For the Reserve Bank of Australia, every minute of downtime could potentially cost more than AU$40 million. But even with a business case on that scale, it still took three tries before it got an effective systems management strategy in place.
The RBA's most visible function for many Australians is in setting interest rates as a means of controlling inflation -- people's curiosity about mortgage payments has a direct and measurable impact on its IT systems.
According to Peter Speranza, senior manager infrastructure services at the RBA, on the first Wednesday morning of each month, when a new rates announcement is due, bandwidth utilisation on the RBA site rockets above 80 percent as borrowers log on seeking up to date information.
While supporting the activities of its economists and other staff members (it employs around 850 people) is important, perhaps the most critical task for the RBA is managing the Real-Time Gross Settlement (RTGS) system for interbank payments. Each day, the RTGS system handles AU$160 billion in payments.
"Forget three nines, four nines or five nines -- the system simply has to be up all the time. The country relies on it," Speranza said.
Underpinning those applications are two datacentres: one at its head office in Sydney, and another disaster recovery site, comprising more than 300 servers in total. "We look after over half the infrastructure in the bank," Speranza told attendees during a presentation at CA Expo in Melbourne.
He measures the success of these systems using the "three ITYs": availability, reliability and scalability. However, evolving a systems management strategy which can handle those demands has been a long and arduous task.
The world that was
"In the 1990s, we bought two products which we thought would do enterprise systems management for us. Both times they failed," Speranza said. He didn't name either one.
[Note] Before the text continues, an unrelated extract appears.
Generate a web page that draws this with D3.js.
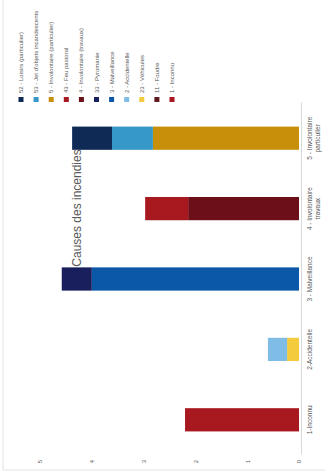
<!DOCTYPE html>
<html><head><meta charset="utf-8">
<script src="https://cdn.jsdelivr.net/npm/d3@7/dist/d3.min.js"></script>
<style>body{margin:0;background:#fff}svg{display:block;font-family:"Liberation Sans",Arial,sans-serif}</style>
</head><body>
<svg id="c" width="325" height="476"></svg>
<script>
const categories = ["1-Inconnu", "2-Accidentelle", "3 - Malveillance", "4 - Involontaire|travaux", "5 - Involontaire|particulier"];
const seriesNames = ["1 - Inconnu", "11 - Foudre", "23 - Véhicules", "2 - Accidentelle", "3 - Malveillance", "33 - Pyromanie", "4 - Involontaire (travaux)", "43 - Feu pastoral", "5 - Involontaire (particulier)", "53 - Jet d'objets incandescents", "52 - Loisirs (particulier)"];
const seriesColors = ["#a8181f", "#5e1a1c", "#f4cb3c", "#80bde6", "#0b58a8", "#191f5c", "#6c0f18", "#a8181f", "#c8900a", "#3698c6", "#0e2a55"];
const s1 = [2.2, 0, 0, 0, 0];
const s2 = [0, 0, 0, 0, 0];
const s3 = [0, 0.23, 0, 0, 0];
const s4 = [0, 0.37, 0, 0, 0];
const s5 = [0, 0, 4.0, 0, 0];
const s6 = [0, 0, 0.58, 0, 0];
const s7 = [0, 0, 0, 2.14, 0];
const s8 = [0, 0, 0, 0.83, 0];
const s9 = [0, 0, 0, 0, 2.82];
const s10 = [0, 0, 0, 0, 0.79];
const s11 = [0, 0, 0, 0, 0.77];
const seriesValues = [s1, s2, s3, s4, s5, s6, s7, s8, s9, s10, s11];
const valueTicks = [0, 1, 2, 3, 4, 5];
const title = "Causes des incendies";

const svg = d3.select("#c");
const W = 476, H = 325;
const g = svg.append("g").attr("transform", `translate(0,${W}) rotate(-90)`);
const grey = "#595959";

// faint chart border
g.append("rect").attr("x", 6).attr("y", 3).attr("width", W).attr("height", H).attr("fill", "none").attr("stroke", "#e3e3e3").attr("stroke-width", 1);

const x = d3.scaleBand().domain(categories).range([21, 373]).paddingInner(0.67).paddingOuter(0.335);
const y = d3.scaleLinear().domain([0, 5]).range([299, 40]);

const table = categories.map((c, i) => {
  const o = {cat: c};
  seriesNames.forEach((s, j) => o[s] = seriesValues[j][i]);
  return o;
});
const stacked = d3.stack().keys(seriesNames)(table);

g.selectAll("g.series").data(stacked).join("g").attr("class", "series")
  .attr("fill", (d, i) => seriesColors[i])
  .selectAll("rect").data(d => d.filter(p => p[1] - p[0] > 0)).join("rect")
  .attr("x", d => x(d.data.cat)).attr("width", x.bandwidth())
  .attr("y", d => y(d[1])).attr("height", d => y(d[0]) - y(d[1]));

// category axis
const xa = g.append("g").attr("transform", `translate(0,${y(0) + 2})`)
  .call(d3.axisBottom(x).tickSize(0).tickFormat(""));
xa.select(".domain").attr("stroke", "#d9d9d9");
categories.forEach(c => {
  const lines = c.split("|");
  const t = g.append("text").attr("x", x(c) + x.bandwidth() / 2).attr("y", y(0) + 13)
    .attr("text-anchor", "middle").attr("font-size", 6.5).attr("fill", grey);
  lines.forEach((l, k) => t.append("tspan").attr("x", x(c) + x.bandwidth() / 2).attr("dy", k ? 8 : 0).text(l));
});

// value axis
const ya = g.append("g").attr("transform", "translate(16,0)")
  .call(d3.axisLeft(y).tickValues(valueTicks).tickSize(0).tickPadding(0).tickFormat(d3.format("d")));
ya.select(".domain").remove();
ya.selectAll("text").attr("font-size", 6).attr("fill", grey).attr("font-family", "Liberation Sans, Arial, sans-serif");

// title
g.append("text").attr("x", 268).attr("y", 81).attr("text-anchor", "middle")
  .attr("font-size", 12).attr("fill", grey).text(title);

// legend (reverse order)
const legendItems = seriesNames.map((n, i) => ({n, c: seriesColors[i]})).reverse();
const lg = g.append("g").attr("transform", "translate(374,0)");
legendItems.forEach((d, i) => {
  const vy = 21 + i * 15.1;
  lg.append("rect").attr("x", 0).attr("y", vy - 2.5).attr("width", 5).attr("height", 5).attr("fill", d.c);
  lg.append("text").attr("x", 9).attr("y", vy + 2).attr("font-size", 6).attr("fill", grey).text(d.n);
});
</script>
</body></html>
The first system was complex and difficult to administer, but widely used, so staff trained in it tended to quickly leave for higher-paying jobs elsewhere. The second system performed somewhat better, but was maintained by external contractors, an approach which had clear limitations in terms of staff commitment. "You only get out of this kind of thing what you're prepared to put into it," Speranza said.
For the third rollout, which began in 2000, the RBA wanted a system that would allow quick issue resolution without arguments over whether the root cause could be blamed on the comms team, the server group or application developers. "It took a long time to fix problems," Speranza said.
Early attempts to share problem ownership had not been successful. While there was a network monitoring system in place, network management was on an isolated terminal in a corner of the server room where few staff ever bothered to venture.
Alert sharing was unsuccessful, with staff often bulk-deleting notifications rather than investigating any potential problems. A lack of well-defined basic alerts exacerbated that lack of enthusiasm. "Out of the box alerts might as well be in hieroglyphics. They mean nothing," Speranza said.
A better reporting capability was also high on the agenda. "We don't need SLAs in the bank -- we have everything available all the time -- but we still need reports," he added.
Testing and planning
To ensure business-wide commitment, the infrastructure group partnered with the RBA's datacentre management team. Under the plan, infrastructure would build and test the new systems management platform, based on CA technology, but the data centre team would manage it day-to-day.
Organising that partnership was much more complicated than actually installing the software, Speranza said. "Technology is easy; it's the process that's difficult."
Achieving effective management requires a broader view than just network level, he suggested. "We look at things as services. Forget network management -- that's easy."
A key consideration was ensuring that the system produced reliable, genuine alerts. "If people can't trust the system, they won't have any faith in it at all," Speranza said. After rollout, his team closely monitored all alerts for a month, to ensure that levels had been set correctly before handing off the system.
Automation of as much monitoring as possible was a major goal. Speranza's ultimate vision, not yet realised, is to monitor two screens of traffic-light-style dashboards, all contentedly glowing green, and with any occasional amber alerts resolving themselves before he has a chance to intervene.
Despite that enthusiasm for robotic automation, Speranza advises against deploying specialised monitoring agents on anything but business-critical applications. For most standard servers, their existing monitoring tools should be ample.
Staff training is also often overlooked with systems management, Speranza said. "You need to train all the technical people in how to use the system. They are a little bit intuitive, but there's a lot under there to discover."
He is also a firm advocate of compact, 30-minute training sessions. "Techies won't turn up for an hour-long session."
To minimise problems from unexpected new technology additions, the RBA system produces weekly reports on the overall network, highlighting any changes. In a similar vein, new additions to the management software are widely promoted. "Every time you do an upgrade, go and show people," he advised.
Although RBA policy bars endorsing specific products, Speranza is happy to suggest that "you're going to need lots of them", and considerable tweaking to boot. "No company can give you all the products you need. They'll tell you they can, but they can't."
Future plans for the RBA include monitoring its mainframe via the same infrastructure, and automatically generating help desk tickets when a problem does occur. Desktop PC monitoring is also being considered. "At this stage, we have excluded desktops to get the system stable, but we may include it down the track," Speranza said.